When a tool costing, say, twenty-five dollars is made useless by failure to cut away twenty-five cents’ worth of useless skin, the economy of such an operation requires no discussion. It is impossible to forge a piece of steel without producing such a skin, and it is well known that decarbonized iron will not harden.

Ordinarily a cut of ¹/₁₆ of an inch should remove such a skin on straight rolled or hammered bars. In the case of a shaped forging where many re-heatings have been required the forgeman will have done good work if the cutting away of ⅛ of an inch will present a good surface: tool-makers should consider this and allow for it. On the other hand, if a tool-maker finds that the removal of ⅛ of an inch from a bar, or ¼ of an inch from a forging will not yield him a good, hard surface, he should hold the steel-maker responsible for bad work.

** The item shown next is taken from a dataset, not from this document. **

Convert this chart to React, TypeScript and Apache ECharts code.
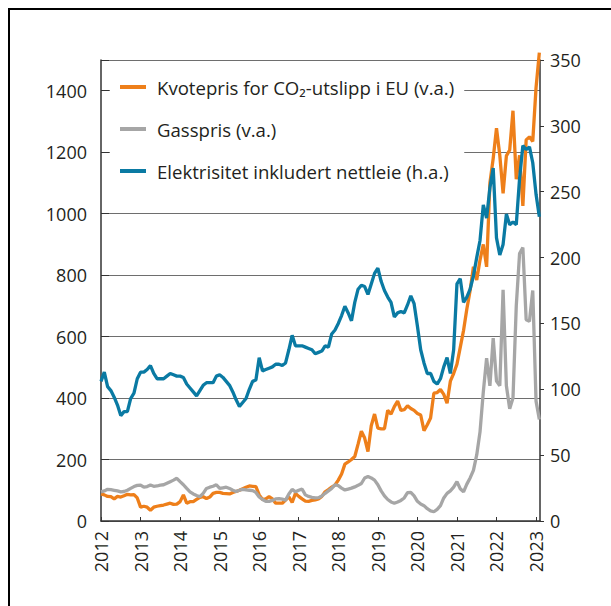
import React, { useEffect, useRef } from "react";
import * as echarts from "echarts";

const START_YEAR = 2012;
const yearTicks = [2012, 2013, 2014, 2015, 2016, 2017, 2018, 2019, 2020, 2021, 2022, 2023];
const seriesNames = [
  "Kvotepris for CO₂-utslipp i EU (v.a.)",
  "Gasspris (v.a.)",
  "Elektrisitet inkludert nettleie (h.a.)",
];

// Monthly values, Jan 2012 – Feb 2023
const kvotepris = [
  88, 85, 80, 79, 72, 80, 78, 82, 87, 85, 86, 75,
  45, 48, 45, 35, 45, 48, 50, 52, 55, 58, 54, 55,
  63, 85, 58, 63, 63, 70, 77, 79, 73, 78, 90, 93,
  93, 90, 89, 88, 93, 96, 100, 105, 110, 114, 113, 112,
  85, 70, 72, 79, 72, 58, 58, 58, 68, 79, 60, 90,
  80, 72, 65, 64, 67, 69, 72, 80, 95, 102, 110, 117,
  133, 153, 185, 192, 200, 210, 250, 292, 270, 226, 310, 348,
  302, 300, 300, 360, 348, 372, 390, 360, 362, 375, 366, 360,
  350, 345, 294, 313, 335, 416, 418, 428, 412, 383, 455, 480,
  510, 565, 620, 690, 750, 827, 784, 849, 900, 827, 1100, 1180,
  1278, 1190, 1066, 1188, 1207, 1335, 1112, 1190, 1025, 1240, 1250, 1235,
  1410, 1524,
];

const gasspris = [
  95, 98, 103, 102, 100, 98, 95, 96, 100, 106, 112, 116,
  117, 110, 112, 117, 113, 114, 117, 118, 123, 128, 133, 139,
  128, 118, 106, 95, 88, 83, 79, 90, 106, 110, 113, 118,
  106, 108, 110, 106, 100, 96, 100, 103, 101, 100, 99, 93,
  78, 70, 64, 64, 67, 72, 73, 71, 68, 88, 103, 95,
  100, 104, 85, 80, 77, 75, 76, 81, 90, 98, 106, 118,
  115, 107, 101, 104, 107, 111, 116, 122, 140, 145, 140, 133,
  118, 98, 82, 70, 62, 58, 62, 67, 75, 92, 93, 82,
  64, 55, 50, 40, 33, 30, 38, 50, 75, 90, 98, 110,
  128, 105, 95, 120, 140, 165, 215, 290, 420, 530, 440, 595,
  455, 440, 752, 440, 365, 400, 700, 870, 890, 655, 650, 750,
  390, 330,
];

const elektrisitet = [
  106, 113, 102, 99, 94, 88, 80, 83, 83, 93, 97, 108,
  113, 113, 115, 118, 112, 108, 108, 108, 110, 112, 111, 110,
  110, 109, 104, 101, 98, 95, 99, 103, 105, 105, 105, 110,
  111, 109, 106, 103, 98, 92, 87, 90, 93, 100, 106, 107,
  124, 114, 115, 116, 117, 119, 119, 118, 120, 130, 141, 133,
  133, 133, 132, 131, 130, 127, 128, 129, 133, 132, 142, 145,
  150, 156, 163, 158, 152, 166, 176, 179, 178, 172, 180, 188,
  192, 182, 175, 170, 166, 155, 158, 159, 158, 164, 171, 165,
  148, 130, 120, 112, 112, 106, 104, 108, 117, 124, 112, 130,
  180, 184, 166, 170, 176, 186, 200, 213, 240, 230, 253, 268,
  215, 202, 210, 233, 225, 227, 225, 260, 285, 282, 284, 272,
  248, 231,
];

const FONT = "'Open Sans', 'Noto Sans', sans-serif";
const TEXT = "#231f20";
const COLORS = ["#ee7f1a", "#a6a6a6", "#0a7aa3"];

export default function App() {
  const ref = useRef<HTMLDivElement>(null);
  useEffect(() => {
    document.body.style.margin = "0";
    const chart = echarts.init(ref.current!, null, { renderer: "svg" });
    const toPairs = (arr: number[]) => arr.map((v, i) => [START_YEAR + i / 12, v]);
    chart.setOption({
      animation: false,
      backgroundColor: "#fff",
      textStyle: { fontFamily: FONT },
      grid: { left: 101, right: 71, top: 60, bottom: 85, containLabel: false },
      graphic: [
        { type: "line", shape: { x1: 8, y1: 9, x2: 611, y2: 9 }, style: { stroke: "#000", lineWidth: 2 } },
        { type: "line", shape: { x1: 9, y1: 8, x2: 9, y2: 606 }, style: { stroke: "#000", lineWidth: 2 } },
      ],
      legend: {
        orient: "vertical",
        left: 110,
        top: 67,
        padding: [10, 10, 10, 10],
        backgroundColor: "#fff",
        itemWidth: 26,
        itemHeight: 4,
        itemGap: 22,
        icon: "rect",
        data: seriesNames,
        textStyle: { fontFamily: FONT, fontSize: 18.6, color: TEXT, padding: [0, 0, 0, 6], lineHeight: 20 },
      },
      xAxis: {
        type: "value",
        min: START_YEAR,
        max: 2023.1,
        interval: 1,
        axisLine: { show: true, lineStyle: { color: "#333", width: 1.5 } },
        axisTick: { show: true, inside: true, length: 4, lineStyle: { color: "#333" } },
        splitLine: { show: false },
        axisLabel: {
          rotate: 90,
          margin: 10,
          fontSize: 18,
          color: TEXT,
          fontFamily: FONT,
          showMaxLabel: false,
          formatter: (v: number) => (yearTicks.includes(v) ? String(v) : ""),
        },
      },
      yAxis: [
        {
          type: "value",
          min: 0,
          max: 1500,
          interval: 200,
          axisLine: { show: true, lineStyle: { color: "#333", width: 1.5 } },
          axisTick: { show: true, inside: true, length: 8, lineStyle: { color: "#333" } },
          splitLine: { show: true, lineStyle: { color: "#6e6e6e", width: 1 } },
          axisLabel: {
            margin: 14,
            fontSize: 18,
            color: TEXT,
            fontFamily: FONT,
            formatter: (v: number) => (v % 200 === 0 ? String(v) : ""),
          },
        },
        {
          type: "value",
          min: 0,
          max: 350,
          interval: 50,
          position: "right",
          axisLine: { show: true, lineStyle: { color: "#333", width: 1.5 } },
          axisTick: { show: true, inside: false, length: 4, lineStyle: { color: "#333" } },
          splitLine: { show: false },
          axisLabel: { margin: 10, fontSize: 18, color: TEXT, fontFamily: FONT },
        },
      ],
      series: [
        {
          name: seriesNames[0],
          type: "line",
          yAxisIndex: 0,
          data: toPairs(kvotepris),
          showSymbol: false,
          symbol: "none",
          clip: false,
          color: COLORS[0],
          lineStyle: { width: 3.3, color: COLORS[0] },
        },
        {
          name: seriesNames[1],
          type: "line",
          yAxisIndex: 0,
          data: toPairs(gasspris),
          showSymbol: false,
          symbol: "none",
          color: COLORS[1],
          lineStyle: { width: 3.3, color: COLORS[1] },
        },
        {
          name: seriesNames[2],
          type: "line",
          yAxisIndex: 1,
          data: toPairs(elektrisitet),
          showSymbol: false,
          symbol: "none",
          color: COLORS[2],
          lineStyle: { width: 3.3, color: COLORS[2] },
        },
      ],
    });
    return () => chart.dispose();
  }, []);
  return <div ref={ref} style={{ width: 611, height: 606 }} />;
}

Actual burning reveals itself in rough tears, and cracks at the surface and corners of the piece. Such a piece should go to the scrap heap.

Overheated steel of coarse, fiery grain has been injured, and not necessarily destroyed. Such a piece may be restored to any fineness of grain by heating to the right temperature—medium orange for the best grain—keeping it at that heat for, say, one minute for a little piece, and five to ten or fifteen minutes for a large piece. The heat should penetrate the whole mass, and it should not be allowed to run above the given color in any part, not even for a moment. It should then be allowed to cool in a dry place, without disturbance. The grain will now be fine and uniform, and the steel may be worked in the ordinary way.

This simple operation is all that is necessary to restore to a fine grain any piece of steel that has been overheated, provided that the piece has not been actually burned nor ruptured.